Présidentielle 2017: l'abstention pourrait-elle offrir la victoire au Front national?
Le fameux "plafond de verre", qui bloque l'accession du Front national au pouvoir à chaque élection en l'empêchant d'atteindre les 50% de votes effectifs nécessaires, serait-il sur le point de se briser? Serge Galam, physicien ayant rejoint le Cevipof, le centre de recherches politiques de Sciences Po, émet cette hypothèse. Dans ses travaux, il met en exergue un front républicain qui s'effrite et pourrait, cette fois, ne pas répondre présent lors du second tour de l'élection présidentielle.
"La dynamique du front républicain, c'est qu'une grande majorité d'électeurs, si un candidat du Front national peut passer, iront voter pour un candidat challenger quel qu'il soit. La motivation de ce front républicain s'est érodée, ce qui fait que le 'plafond de verre' a monté", explique Serge Galam.
Le chercheur, qui avait déjà prédit la victoire de Donald Trump lors des élections présidentielles américaines, s'inquiète cette fois que la campagne actuelle nourrisse l'abstention lors du second tour.
"Ce qui risque de se passer, c'est que les deux candidats potentiels pour être son challenger, François Fillon et Emmanuel Macron, génèrent pour des électeurs différents une réticence à aller voter pour eux, même pour s'opposer à Marine Le Pen.
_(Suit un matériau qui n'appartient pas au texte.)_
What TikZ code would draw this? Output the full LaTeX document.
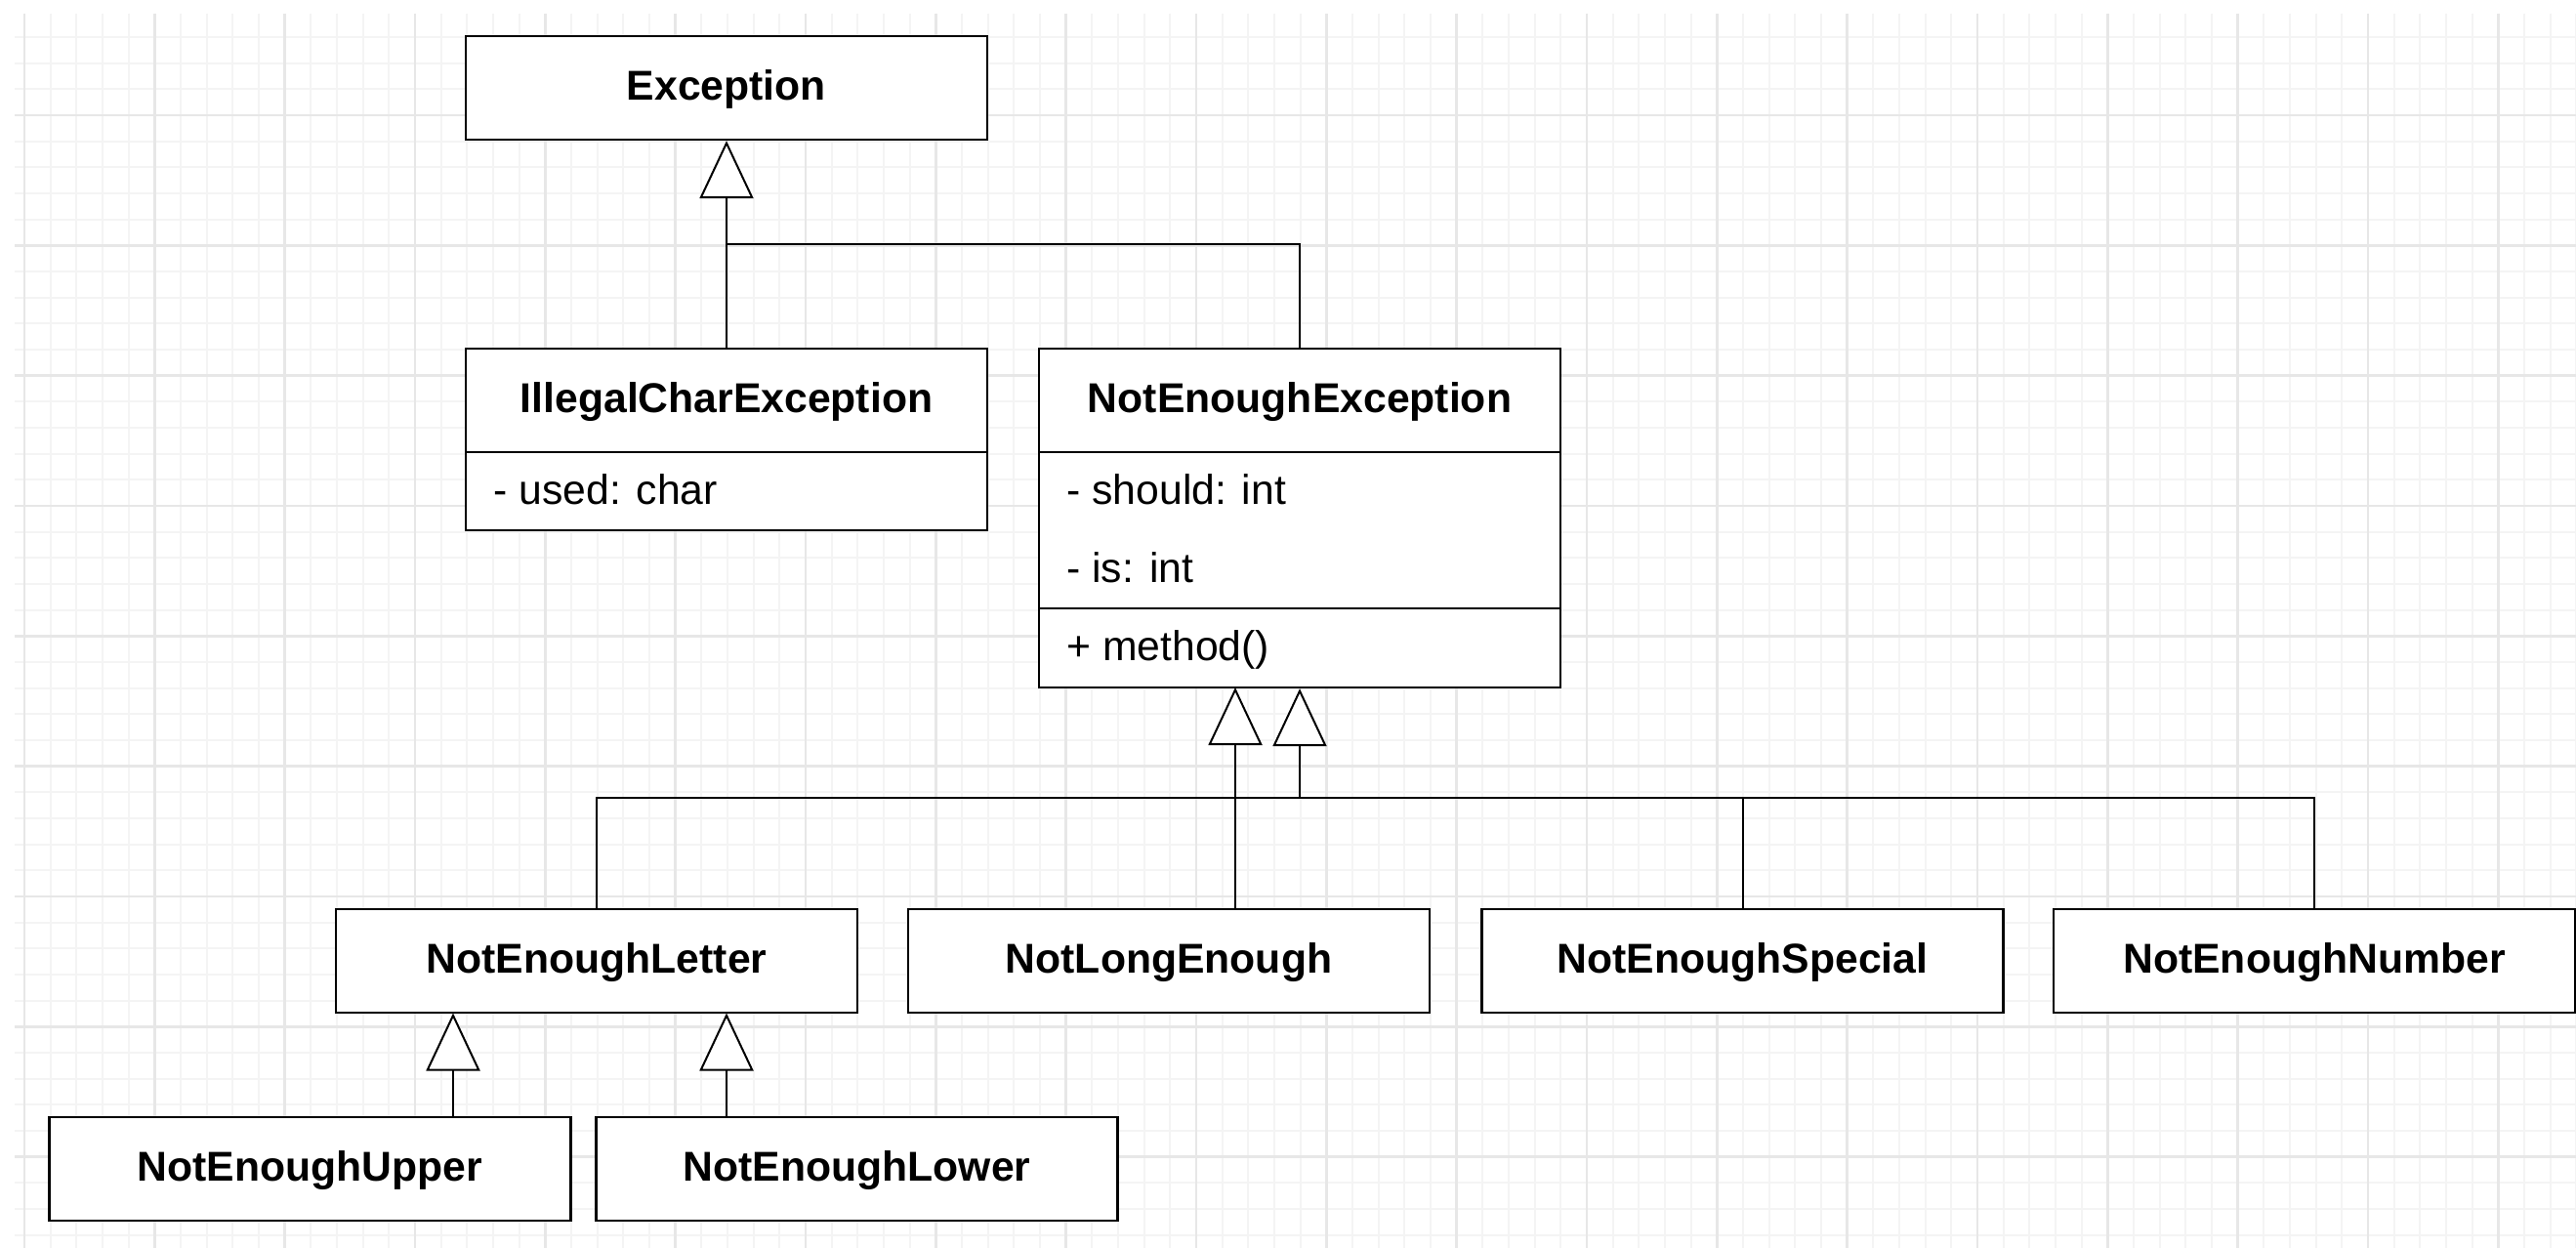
\documentclass[tikz,border=0pt]{standalone}
\usepackage{fontspec}
\setmainfont{Liberation Sans}
\usetikzlibrary{arrows.meta}
\definecolor{gridminor}{RGB}{244,244,244}
\definecolor{gridmajor}{RGB}{231,231,231}
\tikzset{
  box/.style={draw, line width=1.2pt, fill=white, minimum width=267pt, minimum height=53pt,
    inner sep=0pt, font=\fontsize{21.35}{25}\selectfont\bfseries, text height=15.3pt, text depth=2.8pt},
  outer/.style={draw, line width=1.2pt, fill=white, minimum width=267pt, inner sep=0pt},
  title/.style={inner sep=0pt, font=\fontsize{21.35}{25}\selectfont\bfseries, text height=15.3pt, text depth=2.8pt},
  attr/.style={inner sep=0pt, anchor=west, font=\fontsize{21.35}{25}\selectfont, text height=15.3pt, text depth=1.5pt},
  divider/.style={line width=1.2pt},
  conn/.style={line width=1pt},
  inh/.style={conn, -{Triangle[open, fill=white, length=29.5pt, width=27.5pt]}},
  minorline/.style={draw=gridminor, line width=1.1pt},
  majorline/.style={draw=gridmajor, line width=1.4pt}
}
\begin{document}
\begin{tikzpicture}[x=0.5pt,y=-0.5pt]
\useasboundingbox (0,0) rectangle (2638,1278);
\fill[white] (0,0) rectangle (2638,1278);
% grid
\begin{scope}
\clip (15,14) rectangle (2638,1278);
\foreach \i in {0,...,98} \draw[minorline] ({25+26.6667*\i},14) -- ({25+26.6667*\i},1278);
\foreach \j in {1,...,47} \draw[minorline] (15,{11.3333+26.6667*\j}) -- (2638,{11.3333+26.6667*\j});
\foreach \i in {0,...,19} \draw[majorline] ({25+133.3333*\i},14) -- ({25+133.3333*\i},1278);
\foreach \j in {0,...,8} \draw[majorline] (15,{118+133.3333*\j}) -- (2638,{118+133.3333*\j});
\end{scope}

% boxes
\node[box] (exc) at (744,90) {Exception};

\node[outer, minimum height=93pt] (ill) at (744,450) {};
\node[title] (illT) at (744,410) {IllegalCharException};
\draw[divider] (477,463) -- (1011,463);
\node[attr] (illA) at (505,503) {- used: char};

\node[outer, minimum height=173.5pt] (nee) at (1331,530.5) {};
\node[title] (neeT) at (1331,410) {NotEnoughException};
\draw[divider] (1064,463) -- (1598,463);
\draw[divider] (1064,623) -- (1598,623);
\node[attr] (neeA1) at (1092,503) {- should: int};
\node[attr] (neeA2) at (1092,583) {- is: int};
\node[attr] (neeM) at (1092,663) {+ method()};

\node[box] (letter) at (611,984) {NotEnoughLetter};
\node[box] (nle) at (1197,984) {NotLongEnough};
\node[box] (special) at (1784.5,984) {NotEnoughSpecial};
\node[box] (number) at (2370,984) {NotEnoughNumber};
\node[box] (upper) at (317.5,1197) {NotEnoughUpper};
\node[box] (lower) at (877.5,1197) {NotEnoughLower};

% connectors
\draw[inh] (ill.north) -- (exc.south);
\coordinate (j1) at (744,250);
\draw[conn] (nee.north) |- (j1);

\coordinate (j2) at (1331,817);
\draw[inh] (letter.north) |- (j2) -- (nee.south);
\draw[conn] (special.north) |- (j2);
\draw[conn] (number.north) |- (j2);

\coordinate (k1) at (1265,704);
\draw[inh] (nle.north -| k1) -- (k1);

\coordinate (k2) at (464,1037.5);
\draw[inh] (upper.north -| k2) -- (k2);
\coordinate (k3) at (744,1037.5);
\draw[inh] (lower.north -| k3) -- (k3);
\end{tikzpicture}
\end{document}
Même s'ils disent qu'ils vont voter contre Marine Le Pen, je pense que beaucoup d'électeurs auront une réticence, même une aversion à aller voter pour le challenger", analyse Serge Galam.
Abstention inavouée plutôt que vote honteux
Cette réticence pourrait créer un rééquilibrage des votes effectifs, considère le physicien, ce qui permettrait à Marine Le Pen de se rapprocher, voire de dépasser, les 50% nécessaires à la victoire. En moyenne, la présidente du Front national gravite dans les enquêtes d'opinions "autour des 43%" d'intentions de vote, observe Serge Galam. Il suffirait alors qu'un différentiel de 20% entre les intentions de vote et les votes effectifs des sympathisants de son adversaire soit constaté pour que la candidate frontiste soit élue présidente de la République.
Par exemple, si Marine Le Pen est donnée perdante au second tour avec 40% des suffrages mais que l'intégralité de ses électeurs votent pour elle, il suffit que 20% de l'électorat non-frontiste ne se déplace pas aux urnes pour que la candidate d'extrême-droite ait plus de votes effectifs et remporte l'élection présidentielle.
Serge Galam décrit également un autre phénomène, celui de "l'abstention inavouée". Selon lui, elle vient remplacer "le vote honteux pour le Front national" et pourrait mettre à mal les prédictions des sondeurs.
"Les instituts de sondage prédisent une évolution à partir des données qu'ils ont, une dynamique d'entre deux tours, avec un tas de caractéristiques qui sont tout à fait valables et légitimes. On a eu jusqu'à maintenant le vote honteux, pour le FN. Maintenant est apparu ce que je pourrai appeler l'abstention inavouée. Ça faussera le résultat prévu par les sondages", estime-t-il.
Les sondeurs n'y croient pas
Du côté des instituts de sondage, cette théorie ne prend pas. Pour Bernard Sananès, le président de l'institut Elabe, "l'élection présidentielle échappe à la malédiction de l'abstention, qui progresse dans tous les scrutins en France depuis vingt ans". Mais il reconnaît qu'il est compliqué de déjà se prononcer sur la participation à venir au second tour.
"Il y a un certain nombre d'électeurs qui aujourd'hui nous disent 'je ne sais pas encore pour qui j'irai voter'. Dans l'hypothèse d'un second tour François Fillon – Marine Le Pen, un tiers des électeurs ne se prononcent pas. Est-ce que ça veut dire que ce tiers-là s'abstiendra? Pour près d'un sur deux, ils disent aujourd'hui qu'ils vont s'abstenir", assure le président d'Elabe.
Selon les sondeurs, ce n'est pas l'abstention qui pourrait porter la candidate du Front National, mais le tournant sociétal qu'elle est capable de donner à un potentiel second tour.